What to do: Reproduce the listing below in full and without alteration, apart from its pictures.

Task data:

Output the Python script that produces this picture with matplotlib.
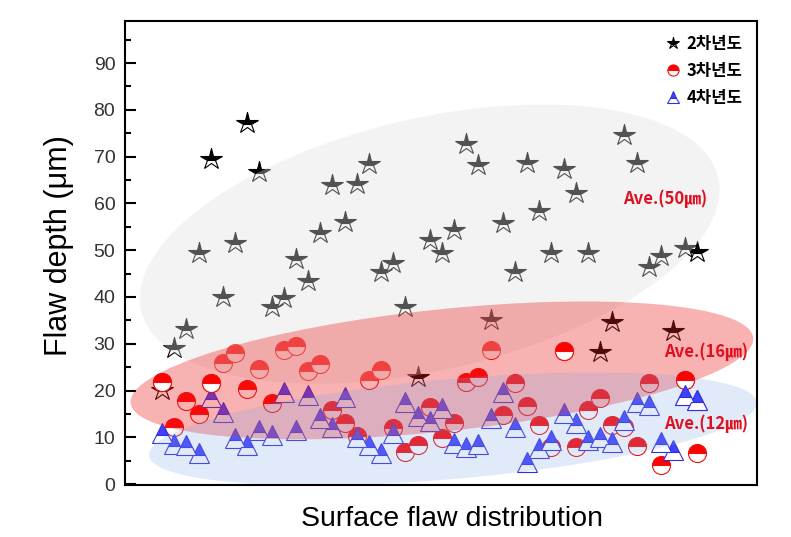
import matplotlib
matplotlib.use('Agg')
import matplotlib.pyplot as plt
import numpy as np
from matplotlib.patches import Ellipse
from matplotlib.transforms import IdentityTransform
from matplotlib.lines import Line2D

plt.rcParams['font.family'] = ['Liberation Sans', 'DejaVu Sans']

# ---------------- data ----------------
sample_index = list(range(1, 46))

year2_depth = [20.1, 29.1, 33.1, 49.4, 69.5, 40.0, 51.5, 77.2, 66.7, 37.8,
               39.8, 48.1, 43.4, 53.7, 63.9, 56.0, 64.1, 68.4, 45.3, 47.2,
               37.8, 22.9, 52.2, 49.4, 54.3, 72.7, 68.2, 35.1, 55.8, 45.3,
               68.6, 58.4, 49.4, 67.3, 62.2, 49.4, 28.2, 34.6, 74.6, 68.6,
               46.4, 48.7, 32.7, 50.4, 49.6]

year3_depth = [21.8, 12.2, 17.7, 15.0, 21.6, 25.9, 28.0, 20.3, 24.6, 17.3,
               28.6, 29.5, 24.2, 25.7, 15.8, 13.0, 10.3, 22.2, 24.4, 12.0,
               6.8, 8.3, 16.5, 9.8, 13.0, 21.8, 22.9, 28.6, 14.7, 21.6,
               16.7, 12.6, 7.9, 28.4, 7.9, 15.8, 18.4, 12.6, 12.2, 8.1,
               21.6, 4.1, np.nan, 22.2, 6.6]

year4_depth = [10.9, 8.6, 8.3, 6.6, 18.6, 15.4, 9.8, 8.3, 11.5, 10.5,
               19.7, 11.5, 19.0, 14.1, 12.2, 18.6, 10.0, 8.3, 6.6, 10.9,
               17.5, 14.5, 13.5, 16.2, 8.8, 7.9, 8.6, 14.1, 19.7, 12.2,
               4.7, 7.7, 9.4, 15.2, 13.0, 9.4, 10.0, 9.0, 13.7, 17.5,
               16.9, 9.0, 7.3, 19.0, 18.0]

series_labels = ['2차년도', '3차년도', '4차년도']
average_values = [50, 16, 12]

# points that sit above the shaded regions
year3_front = [0, 4, 33, 43]
year4_front = [43, 44]

# ---------------- figure ----------------
W, H = 791, 537
fig = plt.figure(figsize=(W / 100, H / 100), dpi=100)
ax = fig.add_axes([125 / W, 52 / H, 632 / W, 464 / H])
ax.set_xlim(-2.05, 49.9)
ax.set_ylim(-0.2, 99)

star_kw = dict(marker='*', ms=16, mfc='black', mfcalt='white', mec='black',
               mew=0.8, fillstyle='top', ls='none')
circ_kw = dict(marker='o', ms=13, mfc='#ff0000', mfcalt='white', mec='#ee1111',
               mew=0.8, fillstyle='top', ls='none')
tri_kw = dict(marker='^', ms=14, mfc='#4040ff', mfcalt='white', mec='#3030e0',
              mew=0.8, fillstyle='top', ls='none')

ax.plot(sample_index, year2_depth, zorder=2, **star_kw)
ax.plot(sample_index, year3_depth, zorder=2.1, **circ_kw)
ax.plot(sample_index, year4_depth, zorder=2.2, **tri_kw)

x_arr = np.array(sample_index)
ax.plot(x_arr[year3_front], np.array(year3_depth)[year3_front], zorder=6, **circ_kw)
ax.plot(x_arr[year4_front], np.array(year4_depth)[year4_front], zorder=6.1, **tri_kw)


def shade(cx, cy, half_w_px, half_h_px, angle, color, alpha, z):
    px, py = ax.transData.transform((cx, cy))
    e = Ellipse((px, py), 2 * half_w_px, 2 * half_h_px, angle=angle,
                transform=IdentityTransform(), facecolor=color, alpha=alpha,
                edgecolor='none', zorder=z)
    e.set_clip_box(ax.bbox)
    ax.add_patch(e)


shade(23.0, 51.3, 296, 126, 13.0, (0.88, 0.88, 0.88), 0.37, 3)
shade(24.0, 24.3, 313, 61, 6.0, (0.94, 0.12, 0.12), 0.34, 4)
shade(24.9, 11.8, 305, 50, 5.0, (0.52, 0.66, 0.90), 0.24, 5)

# averages text
ave_font = ['Noto Sans CJK KR', 'DejaVu Sans']
ave_pos = [(38.9, 60.9), (42.3, 28.2), (42.3, 12.8)]
for (tx, ty), v in zip(ave_pos, average_values):
    ax.text(tx, ty, f'Ave.({v}㎛)', color='#e01020', fontsize=12,
            fontweight='bold', family=ave_font, ha='left', va='center', zorder=8)

# axes styling
for s in ax.spines.values():
    s.set_linewidth(1.5)
    s.set_zorder(9)
ax.set_xticks([])
ax.set_yticks(np.arange(0, 91, 10))
ax.set_yticks(np.arange(5, 99, 10), minor=True)
ax.tick_params(axis='y', which='major', direction='in', length=8, width=1.5,
               labelsize=14, labelcolor='#333333', pad=7)
ax.tick_params(axis='y', which='minor', direction='in', length=4.5, width=1.5)

ax.set_ylabel('Flaw depth (μm)', fontsize=22)
ax.yaxis.set_label_coords(-0.08, 0.515)
ax.set_xlabel('Surface flaw distribution', fontsize=20.5)
ax.xaxis.set_label_coords(0.517, -0.045)

# legend
leg_kw = [dict(star_kw, ms=9), dict(circ_kw, ms=8), dict(tri_kw, ms=8)]
handles = [Line2D([], [], **kw) for kw in leg_kw]
leg = ax.legend(handles, series_labels, loc='upper right',
                bbox_to_anchor=(0.995, 0.995), frameon=False,
                prop=dict(family=['Noto Sans CJK KR', 'DejaVu Sans'],
                          weight='bold', size=12),
                handlelength=0.9, handletextpad=0.35, labelspacing=0.55,
                borderaxespad=0.3)
leg.set_zorder(10)

fig.savefig('out.png', dpi=100)
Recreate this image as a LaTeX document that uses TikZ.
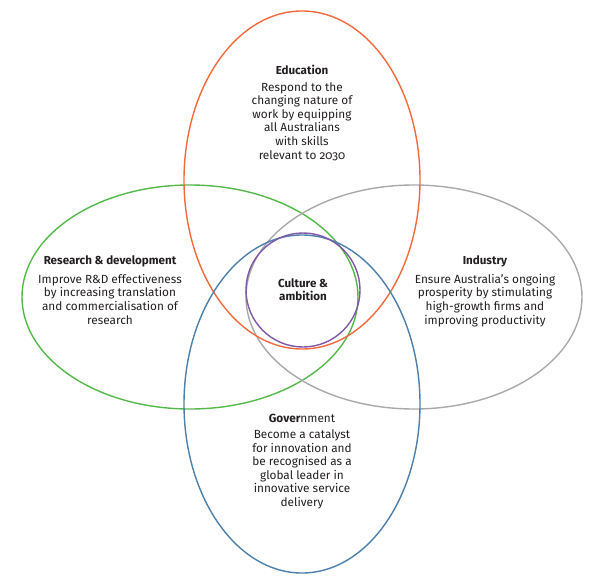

The solution:
Output the Python script that produces this picture with matplotlib.
import matplotlib
matplotlib.use('Agg')
import matplotlib.pyplot as plt
import numpy as np
from matplotlib.patches import Ellipse
from matplotlib.transforms import IdentityTransform
from matplotlib.lines import Line2D

plt.rcParams['font.family'] = ['Liberation Sans', 'DejaVu Sans']

# ---------------- data ----------------
sample_index = list(range(1, 46))

year2_depth = [20.1, 29.1, 33.1, 49.4, 69.5, 40.0, 51.5, 77.2, 66.7, 37.8,
               39.8, 48.1, 43.4, 53.7, 63.9, 56.0, 64.1, 68.4, 45.3, 47.2,
               37.8, 22.9, 52.2, 49.4, 54.3, 72.7, 68.2, 35.1, 55.8, 45.3,
               68.6, 58.4, 49.4, 67.3, 62.2, 49.4, 28.2, 34.6, 74.6, 68.6,
               46.4, 48.7, 32.7, 50.4, 49.6]

year3_depth = [21.8, 12.2, 17.7, 15.0, 21.6, 25.9, 28.0, 20.3, 24.6, 17.3,
               28.6, 29.5, 24.2, 25.7, 15.8, 13.0, 10.3, 22.2, 24.4, 12.0,
               6.8, 8.3, 16.5, 9.8, 13.0, 21.8, 22.9, 28.6, 14.7, 21.6,
               16.7, 12.6, 7.9, 28.4, 7.9, 15.8, 18.4, 12.6, 12.2, 8.1,
               21.6, 4.1, np.nan, 22.2, 6.6]

year4_depth = [10.9, 8.6, 8.3, 6.6, 18.6, 15.4, 9.8, 8.3, 11.5, 10.5,
               19.7, 11.5, 19.0, 14.1, 12.2, 18.6, 10.0, 8.3, 6.6, 10.9,
               17.5, 14.5, 13.5, 16.2, 8.8, 7.9, 8.6, 14.1, 19.7, 12.2,
               4.7, 7.7, 9.4, 15.2, 13.0, 9.4, 10.0, 9.0, 13.7, 17.5,
               16.9, 9.0, 7.3, 19.0, 18.0]

series_labels = ['2차년도', '3차년도', '4차년도']
average_values = [50, 16, 12]

# points that sit above the shaded regions
year3_front = [0, 4, 33, 43]
year4_front = [43, 44]

# ---------------- figure ----------------
W, H = 791, 537
fig = plt.figure(figsize=(W / 100, H / 100), dpi=100)
ax = fig.add_axes([125 / W, 52 / H, 632 / W, 464 / H])
ax.set_xlim(-2.05, 49.9)
ax.set_ylim(-0.2, 99)

star_kw = dict(marker='*', ms=16, mfc='black', mfcalt='white', mec='black',
               mew=0.8, fillstyle='top', ls='none')
circ_kw = dict(marker='o', ms=13, mfc='#ff0000', mfcalt='white', mec='#ee1111',
               mew=0.8, fillstyle='top', ls='none')
tri_kw = dict(marker='^', ms=14, mfc='#4040ff', mfcalt='white', mec='#3030e0',
              mew=0.8, fillstyle='top', ls='none')

ax.plot(sample_index, year2_depth, zorder=2, **star_kw)
ax.plot(sample_index, year3_depth, zorder=2.1, **circ_kw)
ax.plot(sample_index, year4_depth, zorder=2.2, **tri_kw)

x_arr = np.array(sample_index)
ax.plot(x_arr[year3_front], np.array(year3_depth)[year3_front], zorder=6, **circ_kw)
ax.plot(x_arr[year4_front], np.array(year4_depth)[year4_front], zorder=6.1, **tri_kw)


def shade(cx, cy, half_w_px, half_h_px, angle, color, alpha, z):
    px, py = ax.transData.transform((cx, cy))
    e = Ellipse((px, py), 2 * half_w_px, 2 * half_h_px, angle=angle,
                transform=IdentityTransform(), facecolor=color, alpha=alpha,
                edgecolor='none', zorder=z)
    e.set_clip_box(ax.bbox)
    ax.add_patch(e)


shade(23.0, 51.3, 296, 126, 13.0, (0.88, 0.88, 0.88), 0.37, 3)
shade(24.0, 24.3, 313, 61, 6.0, (0.94, 0.12, 0.12), 0.34, 4)
shade(24.9, 11.8, 305, 50, 5.0, (0.52, 0.66, 0.90), 0.24, 5)

# averages text
ave_font = ['Noto Sans CJK KR', 'DejaVu Sans']
ave_pos = [(38.9, 60.9), (42.3, 28.2), (42.3, 12.8)]
for (tx, ty), v in zip(ave_pos, average_values):
    ax.text(tx, ty, f'Ave.({v}㎛)', color='#e01020', fontsize=12,
            fontweight='bold', family=ave_font, ha='left', va='center', zorder=8)

# axes styling
for s in ax.spines.values():
    s.set_linewidth(1.5)
    s.set_zorder(9)
ax.set_xticks([])
ax.set_yticks(np.arange(0, 91, 10))
ax.set_yticks(np.arange(5, 99, 10), minor=True)
ax.tick_params(axis='y', which='major', direction='in', length=8, width=1.5,
               labelsize=14, labelcolor='#333333', pad=7)
ax.tick_params(axis='y', which='minor', direction='in', length=4.5, width=1.5)

ax.set_ylabel('Flaw depth (μm)', fontsize=22)
ax.yaxis.set_label_coords(-0.08, 0.515)
ax.set_xlabel('Surface flaw distribution', fontsize=20.5)
ax.xaxis.set_label_coords(0.517, -0.045)

# legend
leg_kw = [dict(star_kw, ms=9), dict(circ_kw, ms=8), dict(tri_kw, ms=8)]
handles = [Line2D([], [], **kw) for kw in leg_kw]
leg = ax.legend(handles, series_labels, loc='upper right',
                bbox_to_anchor=(0.995, 0.995), frameon=False,
                prop=dict(family=['Noto Sans CJK KR', 'DejaVu Sans'],
                          weight='bold', size=12),
                handlelength=0.9, handletextpad=0.35, labelspacing=0.55,
                borderaxespad=0.3)
leg.set_zorder(10)

fig.savefig('out.png', dpi=100)
Recreate this image as a LaTeX document that uses TikZ.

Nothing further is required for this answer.